A Forbes article neatly sums up how Venezuela got to this point.
As to how this happened it’s a simple story. Idiot economic policy is to blame. That idiocy coming in two parts, one in theory and the second in reaction to that theoretical mistake. The oil price crash hasn’t helped, to be sure, but that’s not the cause of this disaster. The theoretical mistake is to misunderstand how prices and markets work. To think that prices are just near random numbers applied to things which can be changed at will…Arbitrarily trying to change prices might change the legal price but it does not change the market clearing one. Thus any move away from that market price produces shortages or gluts. Make the price of toilet paper less than the market clearing price and there’s nothing to wipe with. Make the price of labor higher than that market clearing one and some people can’t get a job. There simply are no exceptions to this. Price fixing causes shortages or gluts.”

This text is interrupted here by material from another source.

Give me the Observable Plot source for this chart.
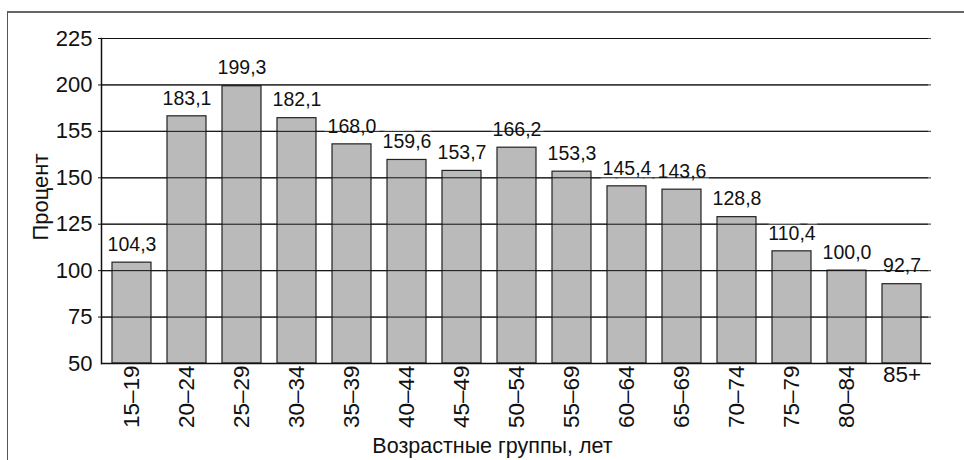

We recently reported on how fixing the price of labor via the minimum wage in Puerto Rico was a major factor in that country’s financial crisis.
It’s easy to sit back, shake our heads and pity the Venezuelans and their socialist dreams. But in reality, the US government and central bankers believe in, and are implementing, essentially the same policies that drove the South American country into its current crisis. They love to print money, manipulate interest rates (prices), and mandate minimum wages.
The US may not be traveling down the road quite as fast as Venezuela, but the scenery looks awfully familiar.